- Born: 9 October 1906 Elsternwick, Victoria
- Died: 8 April 1975 (aged 68) Melbourne

Academic background
- Alma mater: University of Melbourne

Academic work
- Era: 1938–1971
- Institutions: Baker Medical Research Institute, Royal Women's Hospital
- Main interests: microbiologist
- Notable works: Blood Cultures and Their Significance

= Hildred Mary Butler =

Australian microbiologist

Hildred Mary Butler (9 October 1906 – 8 April 1975) was an Australian microbiologist noted for her research and discoveries in identifying the bacteria causing 'childbed fever' (known as puerperal sepsis today). The Royal Women's Hospital Biographical Compendium describes her as "one of the great and gifted medical bacteriologists this country has produced". Her work both as a clinician and researcher gained distinction on an international level. Born in Melbourne, Victoria to Rose Josephine Hancock and Archie Butler, she attended Lauriston Girls' School and then the University of Melbourne, attaining a BSc in 1928 and DSc in 1946. Butler initially worked as a bacteriologist at the Baker Institute and published eight papers in her time before transferring to the (now named) Royal Women's Hospital, where she worked for 33 years. Her discoveries in this role were included in 21 papers that were published nationally and internationally. Additionally, Butler held the positions in the Victorian Society of Pathology and Experimental Medicine and the Association of Hospital Scientists. Accounts suggest she was a forthright woman with a considered manner who was admired and respected by clinical and non-clinical colleagues at all levels of seniority.

==Life==
The daughter of Victorian-born parents, farmer Archie Butler and Rose Josephine Hancock, she was born in Elsternwick, Melbourne in 1906. Butler was educated at Lauriston Girls' School before going on to the University of Melbourne. In 1928 she attained her Bachelor of Science and later returned for a Doctor of Science (Microbiology) in 1946. From 1928 to 1938, she was Bacteriologist for the Baker Medical Research Institute at the Alfred Hospital. In this role Butler published eight papers and was the sole author of the 1937 book "Blood Cultures and Their Significance". Her work focused on the specific bacterial causes of 'childbed fever', now known as puerperal sepsis. Butler was able to show that four bacteria were largely responsible for serious 'childbed fever' and abortional infections: Group A steptococci (anaerobic and haemolytic streptococci), Staphylococcus pyogenes and Clostridium welchii.

From 1938 to 1971, Butler was employed as first Bacteriologist at the Royal Women's Hospital, working closely with clinician A. M. 'Bung' Hill. During that time, she helped establish a 24/7 bacteriological service at the hospital. In 1941 she had the Victorian midwives' regulations changed because of her findings showing that Group A haemolytic steptococci and Staphylococcus pyogenes were responsible for the highest risk of infection. At the time, patients infected with Group A streptococci and Clostridium welchii died before the bacteria could be cultured for identification but Butler was able to develop a method of diagnosis from stained slides which allowed for rapid commencement of treatment. Sources say she investigated some 236,000 postpartum infections in confined patients and 64,000 patients who had abortions. The 33 years of work was captured in 21 papers (8 were solely credited to her) and the book Blood Cultures and Their Significance.
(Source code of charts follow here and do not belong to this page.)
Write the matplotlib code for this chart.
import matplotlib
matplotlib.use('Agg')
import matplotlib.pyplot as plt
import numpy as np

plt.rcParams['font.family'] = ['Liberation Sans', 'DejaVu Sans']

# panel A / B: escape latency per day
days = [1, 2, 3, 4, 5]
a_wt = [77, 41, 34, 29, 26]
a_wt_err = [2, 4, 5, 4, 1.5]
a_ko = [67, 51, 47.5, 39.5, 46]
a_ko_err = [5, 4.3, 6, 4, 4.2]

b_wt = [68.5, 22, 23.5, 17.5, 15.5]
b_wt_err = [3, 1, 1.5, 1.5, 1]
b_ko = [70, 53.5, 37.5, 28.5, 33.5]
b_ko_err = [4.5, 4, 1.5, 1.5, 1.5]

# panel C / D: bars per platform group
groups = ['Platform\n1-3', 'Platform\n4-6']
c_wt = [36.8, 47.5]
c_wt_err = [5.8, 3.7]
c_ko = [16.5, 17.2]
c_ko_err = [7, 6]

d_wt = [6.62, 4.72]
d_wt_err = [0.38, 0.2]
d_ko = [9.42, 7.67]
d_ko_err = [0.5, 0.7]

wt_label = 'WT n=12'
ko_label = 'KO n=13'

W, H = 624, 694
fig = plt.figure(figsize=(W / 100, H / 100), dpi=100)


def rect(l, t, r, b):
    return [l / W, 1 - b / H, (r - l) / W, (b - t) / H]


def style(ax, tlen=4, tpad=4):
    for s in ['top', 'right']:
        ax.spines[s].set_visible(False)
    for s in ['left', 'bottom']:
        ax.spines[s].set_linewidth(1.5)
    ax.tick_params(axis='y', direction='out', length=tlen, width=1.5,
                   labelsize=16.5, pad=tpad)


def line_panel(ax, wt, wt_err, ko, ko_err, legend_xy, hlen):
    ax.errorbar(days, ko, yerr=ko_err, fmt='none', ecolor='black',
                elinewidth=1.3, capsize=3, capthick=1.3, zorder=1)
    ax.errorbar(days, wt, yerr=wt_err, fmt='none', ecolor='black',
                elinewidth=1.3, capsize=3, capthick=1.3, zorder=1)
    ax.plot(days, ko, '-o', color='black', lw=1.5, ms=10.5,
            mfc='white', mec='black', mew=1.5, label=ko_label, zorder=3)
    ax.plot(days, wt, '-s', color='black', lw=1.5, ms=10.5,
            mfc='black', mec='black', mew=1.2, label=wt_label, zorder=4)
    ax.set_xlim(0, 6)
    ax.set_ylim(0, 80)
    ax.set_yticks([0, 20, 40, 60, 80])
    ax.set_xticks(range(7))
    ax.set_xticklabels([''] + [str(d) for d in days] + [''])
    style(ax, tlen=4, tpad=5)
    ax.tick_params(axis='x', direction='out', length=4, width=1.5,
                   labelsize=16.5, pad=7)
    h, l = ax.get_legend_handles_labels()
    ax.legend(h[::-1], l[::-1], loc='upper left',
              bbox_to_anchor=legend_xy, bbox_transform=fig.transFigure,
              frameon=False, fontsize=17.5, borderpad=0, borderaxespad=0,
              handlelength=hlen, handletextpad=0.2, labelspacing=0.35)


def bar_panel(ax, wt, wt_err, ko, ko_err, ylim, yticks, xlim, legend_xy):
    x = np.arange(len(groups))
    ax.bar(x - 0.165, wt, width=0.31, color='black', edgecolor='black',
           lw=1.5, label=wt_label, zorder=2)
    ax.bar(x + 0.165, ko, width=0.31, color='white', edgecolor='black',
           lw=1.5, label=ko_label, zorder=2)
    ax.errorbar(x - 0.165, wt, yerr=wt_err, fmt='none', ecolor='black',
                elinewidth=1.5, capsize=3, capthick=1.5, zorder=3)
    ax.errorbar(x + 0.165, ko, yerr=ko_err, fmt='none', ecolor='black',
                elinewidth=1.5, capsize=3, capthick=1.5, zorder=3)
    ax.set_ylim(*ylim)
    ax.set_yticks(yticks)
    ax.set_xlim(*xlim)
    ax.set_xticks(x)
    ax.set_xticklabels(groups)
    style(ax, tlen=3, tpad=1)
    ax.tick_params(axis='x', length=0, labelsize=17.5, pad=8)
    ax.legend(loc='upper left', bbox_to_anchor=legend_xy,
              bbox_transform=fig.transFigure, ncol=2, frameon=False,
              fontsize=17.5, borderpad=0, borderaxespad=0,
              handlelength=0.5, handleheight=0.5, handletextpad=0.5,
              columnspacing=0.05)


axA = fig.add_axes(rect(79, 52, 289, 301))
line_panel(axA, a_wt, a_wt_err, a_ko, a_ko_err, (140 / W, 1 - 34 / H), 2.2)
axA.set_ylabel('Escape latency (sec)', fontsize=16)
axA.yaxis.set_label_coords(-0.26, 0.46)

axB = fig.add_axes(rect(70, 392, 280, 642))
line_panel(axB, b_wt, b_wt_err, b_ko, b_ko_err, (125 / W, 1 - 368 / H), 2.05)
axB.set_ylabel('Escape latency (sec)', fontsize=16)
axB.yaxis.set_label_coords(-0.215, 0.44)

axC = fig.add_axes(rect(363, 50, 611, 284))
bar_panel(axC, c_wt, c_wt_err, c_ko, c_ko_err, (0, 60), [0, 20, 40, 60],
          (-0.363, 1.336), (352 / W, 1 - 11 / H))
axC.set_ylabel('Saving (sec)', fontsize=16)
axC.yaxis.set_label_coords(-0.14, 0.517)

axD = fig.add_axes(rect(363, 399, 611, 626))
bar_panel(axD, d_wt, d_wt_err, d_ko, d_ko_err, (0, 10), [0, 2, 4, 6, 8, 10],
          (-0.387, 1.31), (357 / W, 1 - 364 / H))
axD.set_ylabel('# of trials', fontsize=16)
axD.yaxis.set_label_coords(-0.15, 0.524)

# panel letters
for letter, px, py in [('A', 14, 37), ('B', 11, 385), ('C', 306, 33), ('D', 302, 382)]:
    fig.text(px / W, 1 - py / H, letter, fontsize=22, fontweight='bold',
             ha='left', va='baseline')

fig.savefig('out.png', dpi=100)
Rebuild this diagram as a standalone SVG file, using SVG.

Butler served as treasurer for the Victorian Society of Pathology from 1940 to 1956 and president of the Association of Hospital Scientists in Victoria in 1958 and again from 1964 to 1965. Additionally she lectured medical students for 25 years and her work is recognised as being first in the field as well as being statistically significant for the magnitude of data.

Despite retiring officially in 1971, Butler continued to contribute to the field despite her own health challenges. She died at the Royal Women's Hospital in Melbourne at the age of 68.